Missouri Sports Bills Look Similar
The two Missouri sports betting bills discussed were Rep. Phil Christofanelli’s H 2318, which is the most industry-friendly of bills introduced, and Rep. Cody Smith’s H 2284.
Rep. Smith chairs the House Committee on Budget and has offered one of the few bills nationally to include both an integrity fee and official league data mandate to give professional sports leagues two big wins.
However, he has indicated a committee substitute could remove the integrity fee.
This leaves the only major differences between the two bills: the tax rates of 9% for H 2284 and 6.75% for H 2318.
The official notes released by the Committee on Legislative Research Oversight Division projected that legal sports betting could generate between $202 million and $253 million in adjusted gross receipts.
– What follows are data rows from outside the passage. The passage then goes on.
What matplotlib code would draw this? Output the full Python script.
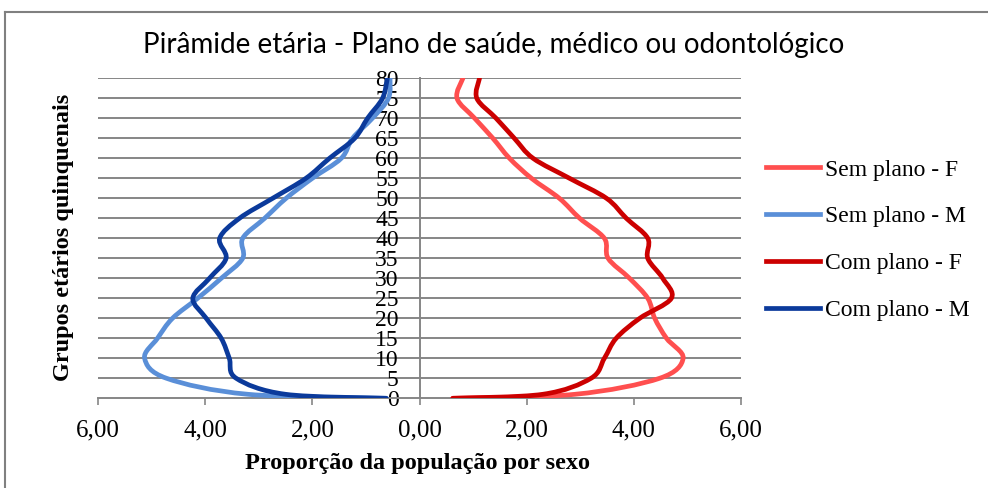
import matplotlib
matplotlib.use("Agg")
import matplotlib.pyplot as plt
from matplotlib.path import Path
from matplotlib.patches import PathPatch
from matplotlib.lines import Line2D

# grupos etarios (menor de 1 ano, 1 a 4 anos, depois quinquenais)
idades = [0, 1, 5, 10, 15, 20, 25, 30, 35, 40, 45, 50, 55, 60, 65, 70, 75, 80]

# proporcao da populacao por sexo (%)
sem_plano_f = [0.62, 2.90, 4.48, 4.92, 4.61, 4.39, 4.26, 3.92, 3.52, 3.45, 2.99, 2.61, 2.09, 1.68, 1.37, 1.03, 0.70, 0.81]
sem_plano_m = [0.62, 3.20, 4.72, 5.13, 4.89, 4.61, 4.14, 3.70, 3.30, 3.30, 2.89, 2.49, 2.00, 1.46, 1.25, 0.88, 0.58, 0.55]
com_plano_f = [0.62, 2.30, 3.20, 3.45, 3.67, 4.11, 4.70, 4.54, 4.26, 4.26, 3.86, 3.49, 2.80, 2.12, 1.77, 1.43, 1.07, 1.12]
com_plano_m = [0.62, 2.50, 3.42, 3.55, 3.70, 3.98, 4.23, 3.92, 3.61, 3.73, 3.36, 2.74, 2.12, 1.68, 1.21, 0.97, 0.69, 0.60]

series = [
    ("Sem plano - F", sem_plano_f, 1, "#FF4F4F"),
    ("Sem plano - M", sem_plano_m, -1, "#5A8FD8"),
    ("Com plano - F", com_plano_f, 1, "#CC0000"),
    ("Com plano - M", com_plano_m, -1, "#0B3A9B"),
]

x_ticks = [-6, -4, -2, 0, 2, 4, 6]
x_labels = ["6,00", "4,00", "2,00", "0,00", "2,00", "4,00", "6,00"]
y_ticks = list(range(0, 81, 5))

serif = "Liberation Serif"


def smooth_path(xs, ys):
    # linha suavizada no estilo do Excel (bezier com tangentes de vizinhos)
    pts = list(zip(xs, ys))
    n = len(pts)
    verts = [pts[0]]
    codes = [Path.MOVETO]
    for i in range(n - 1):
        p0 = pts[i - 1] if i > 0 else pts[i]
        p1 = pts[i]
        p2 = pts[i + 1]
        p3 = pts[i + 2] if i + 2 < n else pts[i + 1]
        b1 = (p1[0] + (p2[0] - p0[0]) / 6, p1[1] + (p2[1] - p0[1]) / 6)
        b2 = (p2[0] - (p3[0] - p1[0]) / 6, p2[1] - (p3[1] - p1[1]) / 6)
        verts += [b1, b2, p2]
        codes += [Path.CURVE4] * 3
    return Path(verts, codes)


fig = plt.figure(figsize=(9.88, 4.88), dpi=100)
ax = fig.add_axes([98 / 988, 1 - 398.3 / 488, 643 / 988, 320 / 488])

grid_c = "#868686"
for y in y_ticks[1:]:
    ax.axhline(y, color=grid_c, lw=1.4, zorder=1)

handles = []
for nome, vals, lado, cor in series:
    xs = [lado * v for v in vals]
    patch = PathPatch(smooth_path(xs, idades), fill=False, edgecolor=cor, lw=3.4,
                      capstyle="round", joinstyle="round", zorder=3)
    ax.add_patch(patch)
    handles.append(Line2D([], [], color=cor, lw=3.4, label=nome))

ax.set_xlim(-6, 6)
ax.set_ylim(0, 80)

for s in ["top", "right"]:
    ax.spines[s].set_visible(False)
ax.spines["left"].set_position(("data", 0))
ax.spines["left"].set_color(grid_c)
ax.spines["left"].set_linewidth(1.4)
ax.spines["bottom"].set_color(grid_c)
ax.spines["bottom"].set_linewidth(1.4)

ax.set_xticks(x_ticks)
ax.set_xticklabels(x_labels, fontfamily=serif, fontsize=18)
ax.tick_params(axis="x", length=5, width=1.2, color=grid_c, pad=10)
ax.set_yticks(y_ticks)
ax.set_yticklabels([str(v) for v in y_ticks], fontfamily=serif, fontsize=17)
ax.tick_params(axis="y", length=0, pad=15)

fig.text(0.5, 1 - 45 / 488, "Pirâmide etária - Plano de saúde, médico ou odontológico",
         ha="center", va="center", fontsize=20, fontfamily="Lato")
fig.text(417 / 988, 1 - 464 / 488, "Proporção da população por sexo",
         ha="center", va="center", fontsize=17.5, fontweight="bold", fontfamily=serif)
fig.text(63 / 988, 1 - 237 / 488, "Grupos etários quinquenais", rotation=90,
         ha="center", va="center", fontsize=17.5, fontweight="bold", fontfamily=serif)

fig.legend(handles=handles, loc="upper left", bbox_to_anchor=(766 / 988, 1 - 159 / 488),
           frameon=False, prop={"family": serif, "size": 17}, handlelength=2.3,
           handletextpad=0.2, labelspacing=1.07, borderpad=0, borderaxespad=0)

# moldura da area do grafico (apenas topo e esquerda visiveis)
fig.add_artist(Line2D([5 / 988, 5 / 988], [0, 1 - 12 / 488], color="#808080", lw=1.5))
fig.add_artist(Line2D([5 / 988, 1], [1 - 12 / 488, 1 - 12 / 488], color="#808080", lw=1.5))

fig.savefig("out.png", dpi=100)
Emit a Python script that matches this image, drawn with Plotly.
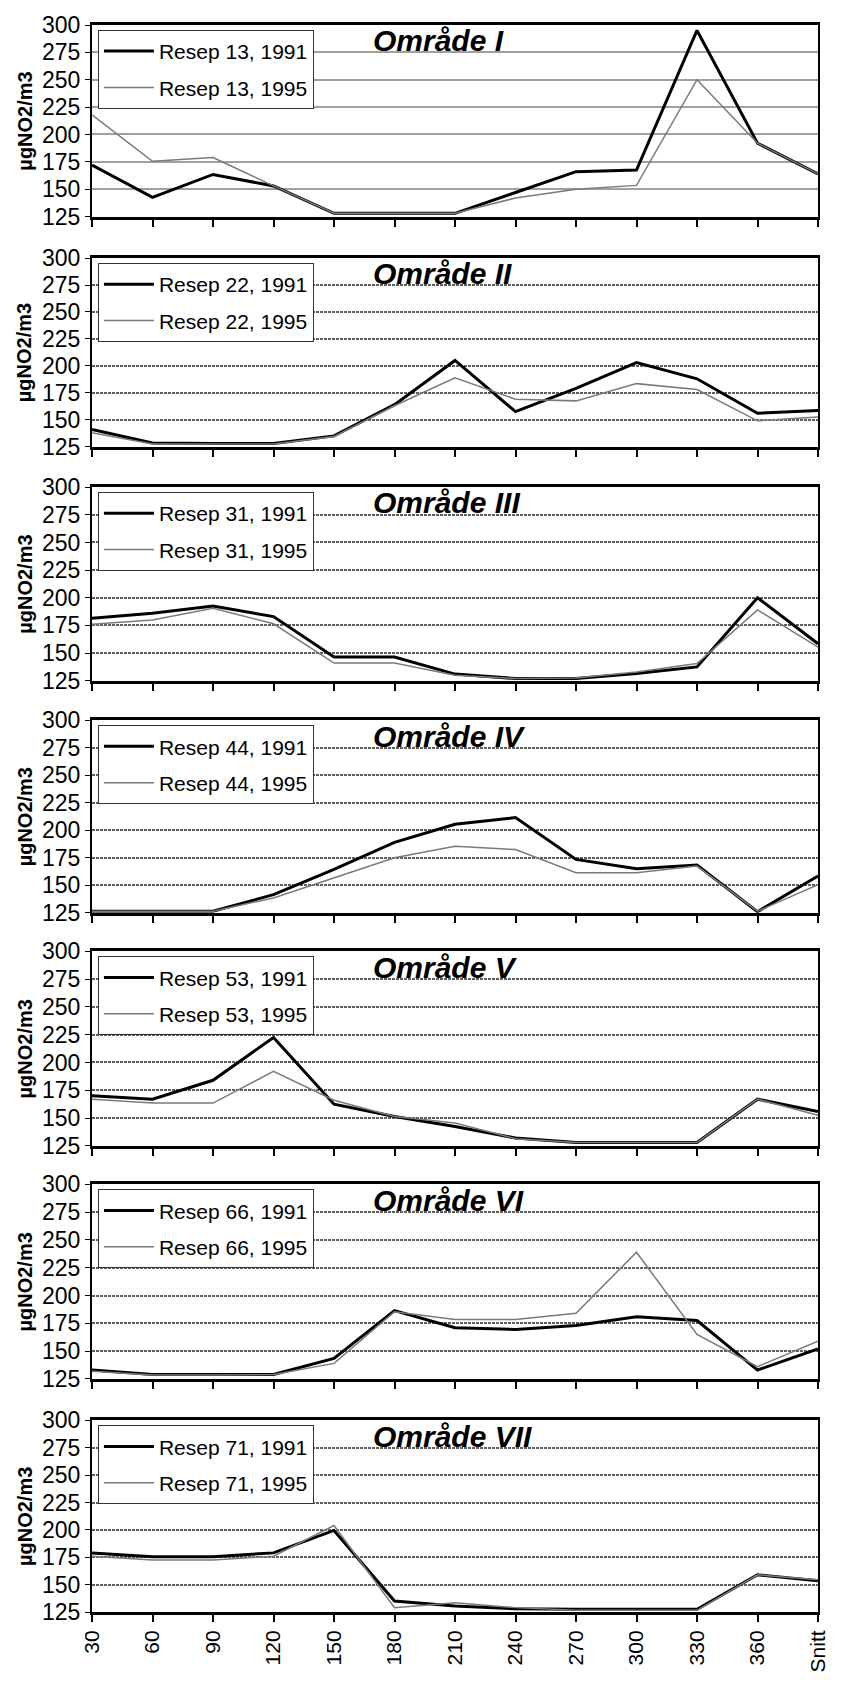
import plotly.graph_objects as go

# ---------------- data ----------------
categories = ["30", "60", "90", "120", "150", "180", "210", "240", "270", "300", "330", "360", "Snitt"]
y_ticks = [125, 150, 175, 200, 225, 250, 275, 300]

panel_titles = ["Område I", "Område II", "Område III", "Område IV", "Område V", "Område VI", "Område VII"]
recipes = ["13", "22", "31", "44", "53", "66", "71"]

omr1_1991 = [172, 142.5, 163.5, 153, 128, 128, 128, 147, 166, 167.5, 295, 192, 164]
omr1_1995 = [218, 175.5, 179, 153, 128, 128, 128, 142, 150, 153.5, 250, 192, 164]

omr2_1991 = [141, 128.5, 128, 128, 135, 164, 205, 157.5, 179, 203, 188, 156, 158.5]
omr2_1995 = [138, 127.5, 127.5, 127.5, 134.5, 163, 189, 169, 167.5, 183.5, 178, 149, 152.5]

omr3_1991 = [181.5, 186, 192.5, 183, 146.5, 146.5, 131, 127, 127, 131.5, 137.5, 200, 158.5]
omr3_1995 = [176, 180, 190.5, 176.5, 141, 141, 130, 127, 127.5, 133, 140.5, 189, 155.5]

omr4_1991 = [126.5, 126.5, 126.5, 141.5, 164.5, 189, 205.5, 211.5, 173.5, 165, 168.5, 126, 158.5]
omr4_1995 = [126.5, 126.5, 126.5, 138.5, 157, 175, 185.5, 182.5, 161.5, 161.5, 167.5, 126.5, 150.5]

omr5_1991 = [170, 167, 184, 222.5, 162.5, 151.5, 142.5, 132, 128, 128, 128, 167, 156]
omr5_1995 = [167, 163.5, 163.5, 192, 166, 151.5, 145.5, 131.5, 128, 128, 128, 167, 152.5]

omr6_1991 = [133, 129, 129, 129, 143.5, 186.5, 171, 169.5, 173, 181, 177.5, 133, 152]
omr6_1995 = [132, 128.5, 128.5, 129, 139, 185.5, 178.5, 178.5, 184, 239, 165, 136, 159]

omr7_1991 = [179, 175.5, 175.5, 179, 199.5, 135, 130.5, 128, 127.5, 127.5, 127.5, 159, 153.5]
omr7_1995 = [176, 172.5, 172.5, 176, 204, 129, 133.5, 129, 126.5, 126.5, 126.5, 159, 154.5]

series_1991 = [omr1_1991, omr2_1991, omr3_1991, omr4_1991, omr5_1991, omr6_1991, omr7_1991]
series_1995 = [omr1_1995, omr2_1995, omr3_1995, omr4_1995, omr5_1995, omr6_1995, omr7_1995]

# ---------------- layout geometry ----------------
W, H = 841, 1684
ML, MR, MT, MB = 92, 14, 22, 55
PH = H - MT - MB
PW = W - ML - MR
tops = [22, 258, 490, 726, 960, 1196, 1435]
bots = [216, 449, 686, 921, 1157, 1393, 1629]


def py(p):
    return (H - MB - p) / PH


FONT = "Arial, Liberation Sans, sans-serif"
xpos = list(range(len(categories)))

fig = go.Figure()
layout = dict(
    width=W, height=H,
    margin=dict(l=ML, r=MR, t=MT, b=MB, pad=0),
    paper_bgcolor="white", plot_bgcolor="white",
    font=dict(family=FONT, color="black", size=19),
    annotations=[],
)

for i in range(7):
    n = i + 1
    sfx = "" if n == 1 else str(n)
    leg = "legend" if n == 1 else f"legend{n}"
    fig.add_trace(go.Scatter(
        x=xpos, y=series_1991[i], mode="lines",
        name=f"Resep {recipes[i]}, 1991",
        line=dict(color="black", width=3),
        xaxis=f"x{sfx}", yaxis=f"y{sfx}", legend=leg, legendgroup=f"g{n}a",
    ))
    fig.add_trace(go.Scatter(
        x=xpos, y=series_1995[i], mode="lines",
        name=f"Resep {recipes[i]}, 1995",
        line=dict(color="#7a7a7a", width=1.5),
        xaxis=f"x{sfx}", yaxis=f"y{sfx}", legend=leg, legendgroup=f"g{n}b",
    ))
    if n == 1:
        gcol, gdash, gw = "#a0a0a0", "solid", 1.5
    else:
        gcol, gdash, gw = "#5e5e5e", "3px,1px", 2
    layout[f"xaxis{sfx}"] = dict(
        domain=[0, 1], anchor=f"y{sfx}", range=[0, 12],
        tickmode="array", tickvals=xpos, ticktext=categories,
        showticklabels=(n == 7), tickangle=-90,
        tickfont=dict(size=21, family=FONT),
        ticks="outside", ticklen=7, tickwidth=1.5, tickcolor="black",
        showline=True, linecolor="black", linewidth=3, mirror=True,
        showgrid=False, zeroline=False, fixedrange=True,
    )
    layout[f"yaxis{sfx}"] = dict(
        domain=[py(bots[i]), py(tops[i])], anchor=f"x{sfx}",
        range=[125, 300], tickmode="array", tickvals=y_ticks,
        tickfont=dict(size=23, family=FONT),
        ticks="outside", ticklen=5, tickwidth=1, tickcolor="black",
        showline=True, linecolor="black", linewidth=2, mirror=True,
        showgrid=True, gridcolor=gcol, griddash=gdash, gridwidth=gw,
        zeroline=False, fixedrange=True,
    )
    layout[leg] = dict(
        x=(98 - ML) / PW, y=py(tops[i] + 5), xref="paper", yref="paper",
        xanchor="left", yanchor="top",
        bgcolor="white", bordercolor="#333333", borderwidth=1,
        font=dict(size=21, family=FONT, color="black"),
        traceorder="grouped", tracegroupgap=6, itemwidth=50,
    )
    layout["annotations"].append(dict(
        text=f"<b><i>{panel_titles[i]}</i></b>",
        xref=f"x{sfx} domain", yref=f"y{sfx} domain",
        x=(374 - ML) / PW, y=(bots[i] - (tops[i] + 16)) / (bots[i] - tops[i]),
        xanchor="left", yanchor="middle", showarrow=False,
        font=dict(size=30, family=FONT, color="black"),
    ))
    layout["annotations"].append(dict(
        text="<b>µgNO2/m3</b>",
        xref="paper", yref=f"y{sfx} domain",
        x=(24 - ML) / PW, y=0.5, xanchor="center", yanchor="middle",
        textangle=-90, showarrow=False,
        font=dict(size=20, family=FONT, color="black"),
    ))

fig.update_layout(**layout)
fig.write_html("out.html", config={"displayModeBar": False},
               post_script="document.body.style.margin='0';")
Some differences remain as the report estimated Smith’s bill would produce between $16.3 million and $20.5 million for the state plus an additional $1.8 million to $2.2 million for local dock cities annually. Meanwhile, Christofanelli’s lower tax rate would bring between $12.2 million and $15.3 million plus $1.3 million to $1.7 million to local dock cities.
Industry Supports Christofanelli
Both George and Mike Winter, the executive director of the Missouri Gaming Association, are supporting H 2318 over H 2284. Winter then indicated that removal of the integrity fee took away a great deal of their opposition toward H 2284.
However, they still don’t like the data provisions. George indicated that he wasn’t aware of any problems related to data in states that don’t require the use of data. He also noted that Nevada has been offering sports betting for decades without any such a requirement.
“I think we end up litigating things like that to try to determine what is a reasonable rate,” Winter said.
The hearings ended without any action on the bills, and it looks as if it will remain in a holding pattern. That said, Missouri is inching forward to the finish line no matter how many curveballs they are thrown.